朝鮮王朝5代王・文宗(ムンジョン)の娘である敬恵(キョンへ)王女は、朝鮮王朝の歴史上“最も美しい王女”と言われた女性だ。王族の娘は、10代半ばになると嫁に行かなければならず、敬恵王女は、名門出身のエリート・鄭悰(チョンジョン)の妻になった。そんな彼女を襲った悲劇とは、何なのでしょうか?
幸せな生活が一変
本来、王族の女性は結婚したら王宮の外に出なければならない。しかし、娘を可愛がっていた父親の文宗が、王宮の側に立派な屋敷を建てて、敬恵王女と鄭悰はそこに住むことになった。
1452年、文宗が38歳で病死すると、敬恵王女の6歳年下の弟が6代王・端宗(タンジョン)として即位した。まだ11歳と幼い端宗は、姉を頼りにして、宮中で心細くなると敬恵王女の家を訪ねていた。端宗は、その姉の家を臨時の王宮に指定している。
幸せな生活を送る敬恵王女だが、その立場は次第に苦しくなっていく。文宗の弟の首陽大君(スヤンデグン)が、端宗から王位を奪おうとしていた。首陽大君は、端宗を守る高官たちを次々に殺害して王朝の実権を握り、端宗は形だけの王になってしまう。
端宗を擁護する忠臣の中には鄭悰もいた。首陽大君は、鄭悰が敬恵王女の夫であろうとも歯向かう者は容赦せず、都から追放してしまう。こうして、自身の邪魔になる人物を徹底的に処罰した首陽大君は、1455年に7代王・世祖(セジョ)として即位した。
1456年、世祖は、「端宗が生きていれば、また歯向かう者が出て来るのではない」と思い、端宗の身分を庶民に降格させた後で死罪にしている。
最愛の弟を失った敬恵王女はとても悲しんだが、このとき彼女のお腹には新しい命が宿っていた。それを知った世祖は、「男の子だったら殺せ」と命令を出した。彼は復讐されることを恐れていたのである。産まれてきたのは男の子だったが、世祖の正室である貞熹(チョンヒ)王后が「男の子が生まれたら私のところへ連れてきなさい」という命令を出していたため、敬恵王女の息子は貞熹王后に預けられた。
そんな辛い経験をした彼女を、さらなる悲劇が襲う。端宗擁護派で都を追われていた夫の鄭悰が、罪人として処刑されてしまった。朝鮮王朝には、罪人の妻は奴婢になるという決まりがあり、敬恵王女は奴婢にまで身分を落とされた。
敬恵王女は、恥をさらしてまで生きたくなかった。本来なら、夫のあとを追って自決したかったが、それができない事情があった。すでに敬恵王女のお腹の中では次の生命が宿っていたのである。

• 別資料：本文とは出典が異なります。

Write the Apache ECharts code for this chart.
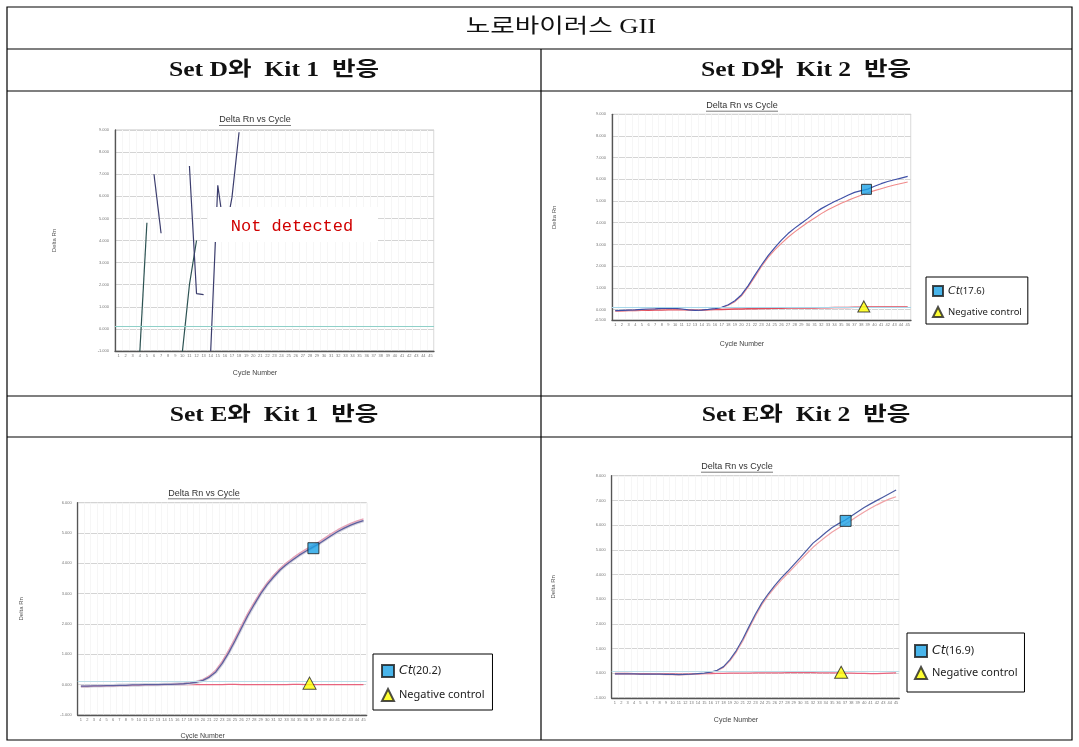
<!DOCTYPE html>
<html><head><meta charset="utf-8">
<script src="https://cdn.jsdelivr.net/npm/echarts@6/dist/echarts.min.js"></script>
<style>html,body{margin:0;padding:0;background:#fff}#c{width:1079px;height:747px}</style>
</head><body><div id="c"></div>
<script>
// ---------- data ----------
const cycles = ['1','2','3','4','5','6','7','8','9','10','11','12','13','14','15','16','17','18','19','20','21','22','23','24','25','26','27','28','29','30','31','32','33','34','35','36','37','38','39','40','41','42','43','44','45'];

const tableTitle = '노로바이러스 GII';
const panelHeaders = ['Set D와  Kit 1  반응', 'Set D와  Kit 2  반응', 'Set E와  Kit 1  반응', 'Set E와  Kit 2  반응'];
const plotTitle = 'Delta Rn vs Cycle';
const xName = 'Cycle Number';
const yName = 'Delta Rn';
const notDetected = 'Not detected';

// Panel 1 (Set D / Kit 1): broken noise segments [cycle, Delta Rn]
const p1SegA = [['4', -1.05], ['5', 4.8]];
const p1SegB = [['6', 7.0], ['7', 4.33]];
const p1SegC = [['10', -1.05], ['11', 2.0], ['12', 4.0]];
const p1SegD = [['11', 7.37], ['12', 1.6], ['13', 1.55]];
const p1SegE = [['14', -1.0], ['15', 6.5], ['16', 4.2], ['17', 5.95], ['18', 8.9]];
const p1Threshold = 0.1;

// Panel 2 (Set D / Kit 2)
const p2Blue = [-0.05,-0.04,-0.03,-0.02,0.0,0.02,0.03,0.05,0.06,0.05,0.02,-0.02,-0.04,-0.03,0.0,0.04,0.1,0.22,0.4,0.68,1.1,1.58,2.05,2.48,2.85,3.2,3.5,3.75,3.98,4.2,4.45,4.65,4.82,4.98,5.12,5.27,5.4,5.48,5.55,5.68,5.8,5.9,5.98,6.06,6.14];
const p2Pink = [-0.07,-0.06,-0.05,-0.04,-0.02,0.0,0.02,0.03,0.04,0.03,0.01,-0.03,-0.05,-0.04,-0.01,0.03,0.08,0.19,0.36,0.63,1.04,1.5,1.98,2.4,2.75,3.05,3.33,3.58,3.8,4.02,4.22,4.42,4.6,4.75,4.9,5.03,5.15,5.27,5.38,5.48,5.57,5.66,5.74,5.81,5.88];
const p2Neg = [-0.06,-0.06,-0.05,-0.05,-0.04,-0.04,-0.03,-0.03,-0.02,-0.02,-0.02,-0.02,-0.03,-0.03,-0.02,-0.01,0.0,0.01,0.02,0.02,0.03,0.03,0.04,0.04,0.05,0.05,0.06,0.06,0.07,0.07,0.07,0.08,0.08,0.09,0.09,0.09,0.1,0.1,0.11,0.11,0.11,0.12,0.12,0.12,0.12];
const p2CtPoint = [38.8, 5.54];
const p2NegPoint = [38.4, 0.14];
const p2CtLabel = 'Ct(17.6)';
const p2YTicks = [-0.5,0,1,2,3,4,5,6,7,8,9];
const p2Threshold = 0.08;

// Panel 3 (Set E / Kit 1)
const p3Blue = [-0.05,-0.05,-0.04,-0.04,-0.03,-0.03,-0.02,-0.02,-0.01,-0.01,0.0,0.0,0.0,0.01,0.01,0.02,0.03,0.05,0.08,0.14,0.25,0.42,0.7,1.05,1.45,1.87,2.28,2.65,3.0,3.3,3.55,3.78,3.96,4.12,4.27,4.4,4.52,4.64,4.78,4.92,5.05,5.16,5.26,5.34,5.41];
const p3Pink = [-0.06,-0.06,-0.05,-0.05,-0.04,-0.04,-0.03,-0.03,-0.02,-0.02,-0.01,-0.01,0.0,0.0,0.01,0.02,0.03,0.06,0.1,0.17,0.29,0.48,0.77,1.13,1.53,1.95,2.36,2.72,3.06,3.36,3.61,3.83,4.02,4.18,4.33,4.46,4.58,4.7,4.84,4.98,5.11,5.22,5.32,5.4,5.47];
const p3Neg = [-0.04,-0.04,-0.04,-0.03,-0.03,-0.03,-0.02,-0.02,-0.02,-0.01,-0.01,-0.01,0.0,0.0,0.0,0.0,0.0,0.0,0.0,0.0,0.0,0.0,0.0,0.01,0.01,0.0,0.0,0.0,0.0,0.0,0.0,0.0,0.0,0.01,0.01,0.0,0.0,0.0,0.0,0.0,0.0,0.0,0.0,0.0,0.0];
const p3CtPoint = [37.2, 4.5];
const p3NegPoint = [36.6, 0.05];
const p3CtLabel = 'Ct(20.2)';
const p3Threshold = 0.12;

// Panel 4 (Set E / Kit 2)
const p4Blue = [-0.02,-0.02,-0.02,-0.02,-0.03,-0.03,-0.03,-0.03,-0.04,-0.04,-0.05,-0.04,-0.03,-0.01,0.01,0.05,0.12,0.27,0.55,0.92,1.38,1.9,2.4,2.85,3.22,3.55,3.85,4.12,4.4,4.68,4.98,5.27,5.48,5.7,5.9,6.06,6.2,6.37,6.54,6.71,6.86,7.0,7.14,7.28,7.42];
const p4Pink = [-0.03,-0.03,-0.03,-0.03,-0.04,-0.04,-0.04,-0.04,-0.05,-0.05,-0.06,-0.05,-0.04,-0.02,0.0,0.03,0.1,0.24,0.5,0.86,1.3,1.82,2.32,2.78,3.15,3.47,3.76,4.03,4.3,4.57,4.84,5.1,5.32,5.53,5.72,5.88,6.03,6.2,6.37,6.53,6.68,6.82,6.95,7.06,7.15];
const p4Neg = [0.0,0.0,0.0,-0.01,-0.01,-0.01,-0.02,-0.02,-0.02,-0.02,-0.03,-0.03,-0.02,-0.02,-0.01,-0.01,0.0,0.0,0.01,0.01,0.01,0.01,0.02,0.02,0.02,0.02,0.02,0.03,0.03,0.03,0.03,0.03,0.02,0.02,0.02,0.02,0.01,0.01,0.0,0.0,-0.01,-0.01,0.0,0.01,0.02];
const p4CtPoint = [37.1, 6.17];
const p4NegPoint = [36.4, 0.04];
const p4CtLabel = 'Ct(16.9)';
const p4Threshold = 0.1;

const negLabel = 'Negative control';

// ---------- layout ----------
const grids = [
  {left:115, top:130, width:319, height:221},
  {left:612, top:114.3, width:299, height:206},
  {left:77.7, top:502.7, width:289, height:212.3},
  {left:611.7, top:475.7, width:287.6, height:222.3}
];
const yRanges = [[-1,9],[-0.5,9],[-1,6],[-1,8]];
const nameGapsY = [58, 55, 53, 55];
const nameGapsX = [19, 20, 18, 19];

const labelFont = 'Liberation Sans, Arial, sans-serif';

const xAxes = [], yAxes = [];
grids.forEach((g, i) => {
  xAxes.push({
    type:'category', gridIndex:i, data:cycles, boundaryGap:true,
    name:xName, nameLocation:'middle', nameGap:nameGapsX[i],
    nameTextStyle:{fontSize:7, color:'#444', fontFamily:labelFont, padding:[0,39,0,0]},
    axisLine:{show:true, onZero:false, lineStyle:{color:'#555', width:1.3}},
    axisTick:{show:false},
    axisLabel:{interval:0, fontSize:4, color:'#777', margin:3, fontFamily:labelFont},
    splitLine:{show:true, interval:0, lineStyle:{color:'#f6f6f6', width:1}}
  });
  xAxes.push({type:'value', gridIndex:i, min:0.5, max:45.5, show:false});
  const y = {
    type:'value', gridIndex:i, min:yRanges[i][0], max:yRanges[i][1],
    name:yName, nameLocation:'middle', nameGap:nameGapsY[i], nameRotate:90,
    nameTextStyle:{fontSize:6, color:'#555', fontFamily:labelFont},
    axisLine:{show:true, lineStyle:{color:'#555', width:1.3}},
    axisTick:{show:false},
    axisLabel:{fontSize:4, color:'#777', margin:6, fontFamily:labelFont, formatter:v => v.toFixed(3)},
    splitLine:{show:true, lineStyle:{color:'#d4d4d4', width:1}}
  };
  if (i === 1) {
    y.axisLabel.customValues = p2YTicks;
    y.axisTick = {show:false, customValues:p2YTicks};
  } else {
    y.interval = 1;
  }
  yAxes.push(y);
});

function line(gi, data, color, width, extra) {
  return Object.assign({
    type:'line', xAxisIndex:gi*2, yAxisIndex:gi, data:data, symbol:'none', showSymbol:false,
    silent:true, clip:true, lineStyle:{color:color, width:width}, z:3
  }, extra || {});
}
function thresh(gi, v, color) {
  return {type:'line', xAxisIndex:gi*2, yAxisIndex:gi, data:[], silent:true,
    markLine:{silent:true, symbol:'none', label:{show:false}, lineStyle:{color:color, width:1, type:'solid'}, data:[{yAxis:v}]}};
}
function ctMark(gi, name, pt, size) {
  return {type:'scatter', name:name, xAxisIndex:gi*2+1, yAxisIndex:gi, data:[pt], symbol:'rect', symbolSize:size,
    itemStyle:{color:'#1ba2e6', borderColor:'#1b1b1b', borderWidth:1}, silent:true, z:10};
}
function negMark(gi, pt, size) {
  return {type:'scatter', name:negLabel, xAxisIndex:gi*2+1, yAxisIndex:gi, data:[pt], symbol:'triangle', symbolSize:size,
    itemStyle:{color:'#ffff00', borderColor:'#222', borderWidth:1}, silent:true, z:10};
}

const teal = '#2c5252', navy = '#3b3d6d';
const series = [
  thresh(0, p1Threshold, '#8fd0c8'),
  line(0, p1SegA, teal, 1.2), line(0, p1SegB, navy, 1.2), line(0, p1SegC, teal, 1.2),
  line(0, p1SegD, navy, 1.2), line(0, p1SegE, navy, 1.2),

  thresh(1, p2Threshold, '#a8d8ea'),
  line(1, p2Neg, '#e04a5a', 1.4),
  line(1, p2Pink, '#f08a8a', 1.1),
  line(1, p2Blue, '#3e4fa6', 1.2),
  ctMark(1, p2CtLabel, p2CtPoint, 10),
  negMark(1, p2NegPoint, [12,11]),

  thresh(2, p3Threshold, '#bcdde8'),
  line(2, p3Neg, '#e8647e', 1.4),
  line(2, p3Blue, '#d4d4de', 3.4),
  line(2, p3Pink, '#e6a2b6', 1.3),
  line(2, p3Blue, '#5e5e9e', 1.3),
  ctMark(2, p3CtLabel, p3CtPoint, 11),
  negMark(2, p3NegPoint, [13,12]),

  thresh(3, p4Threshold, '#bcdde8'),
  line(3, p4Neg, '#e8647e', 1.3),
  line(3, p4Pink, '#f0a2a6', 1.2),
  line(3, p4Blue, '#4a5aa2', 1.2),
  ctMark(3, p4CtLabel, p4CtPoint, 11),
  negMark(3, p4NegPoint, [13,12])
];

function legendCfg(left, top, ctName, fs, pad, gap, icon) {
  return {
    left:left, top:top, orient:'vertical', data:[ctName, negLabel], selectedMode:false,
    backgroundColor:'#fff', borderColor:'#000', borderWidth:1, borderRadius:0,
    padding:pad, itemGap:gap, itemWidth:icon, itemHeight:icon,
    formatter: n => n.indexOf('Ct') === 0 ? '{i|Ct}' + n.slice(2) : n,
    textStyle:{fontSize:fs, color:'#222', fontFamily:'Noto Sans, DejaVu Sans, sans-serif',
      rich:{i:{fontStyle:'italic', fontSize:fs+1.5, color:'#222', fontFamily:'DejaVu Sans, sans-serif'}}}
  };
}

const serif = 'Liberation Serif, Noto Sans CJK KR, serif';
const L = 7, R = 1072, T = 7, B = 740, MID = 541;
const hLines = [49, 91, 396, 437];
const graphic = [];
graphic.push({type:'rect', shape:{x:L, y:T, width:R-L, height:B-T}, style:{fill:'none', stroke:'#000', lineWidth:1.2}, z:60});
hLines.forEach(y => graphic.push({type:'line', shape:{x1:L, y1:y, x2:R, y2:y}, style:{stroke:'#000', lineWidth:1.2}, z:60}));
graphic.push({type:'line', shape:{x1:MID, y1:49, x2:MID, y2:B}, style:{stroke:'#000', lineWidth:1.2}, z:60});

graphic.push({type:'text', x:561, y:28, scaleX:1.33, z:60, style:{text:tableTitle, fontSize:20, fontFamily:serif, fontWeight:'normal', fill:'#111', align:'center', verticalAlign:'middle'}});
const hdrPos = [[274,71],[806,71],[274,416],[806,416]];
panelHeaders.forEach((t, i) => graphic.push({type:'text', x:hdrPos[i][0], y:hdrPos[i][1], scaleX:1.28, z:60,
  style:{text:t, fontSize:20, fontFamily:serif, fontWeight:'bold', fill:'#111', align:'center', verticalAlign:'middle'}}));

const titlePos = [[255,120],[742,105.7],[204,493.3],[737,466.7]];
titlePos.forEach(p => {
  graphic.push({type:'text', x:p[0], y:p[1], z:20, style:{text:plotTitle, fontSize:9, fontFamily:labelFont, fill:'#333', align:'center', verticalAlign:'middle'}});
  graphic.push({type:'line', shape:{x1:p[0]-36, y1:p[1]+5.5, x2:p[0]+36, y2:p[1]+5.5}, style:{stroke:'#555', lineWidth:0.8}, z:20});
});

graphic.push({type:'rect', shape:{x:208, y:207, width:170, height:35}, style:{fill:'#fff'}, z:50});
graphic.push({type:'text', x:292, y:226, z:51, style:{text:notDetected, fontSize:17, fontFamily:'Liberation Mono, DejaVu Sans Mono, monospace', fill:'#d00000', align:'center', verticalAlign:'middle'}});

const option = {
  animation:false,
  backgroundColor:'#fff',
  grid: grids.map(g => Object.assign({show:true, borderColor:'#c4c4c4', borderWidth:1, backgroundColor:'#fff', containLabel:false, outerBoundsMode:'none'}, g)),
  xAxis:xAxes,
  yAxis:yAxes,
  legend:[
    legendCfg(926, 277, p2CtLabel, 9.5, [8,6,6,6], 9, 10),
    legendCfg(373, 654, p3CtLabel, 11, [10,8,8,8], 10, 12),
    legendCfg(907, 633, p4CtLabel, 11, [11,7,12,7], 8, 12)
  ],
  series:series,
  graphic:graphic
};
const chart = echarts.init(document.getElementById('c'));
chart.setOption(option);
</script>
</body></html>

それだけに、敬恵王女はなんとしてもお腹の子供を守らなければならなかった。彼女は奴婢として使役を課されそうになったが、そんなときに敢然と言い放った。
「私は王の娘である」
たとえ最下層の身分になっても、精神の気高さは失っていないという意思表示だった。どこまでも自尊心を守り抜くことが敬恵王女の生き方だった。そして、やがて彼女は娘を産んだ。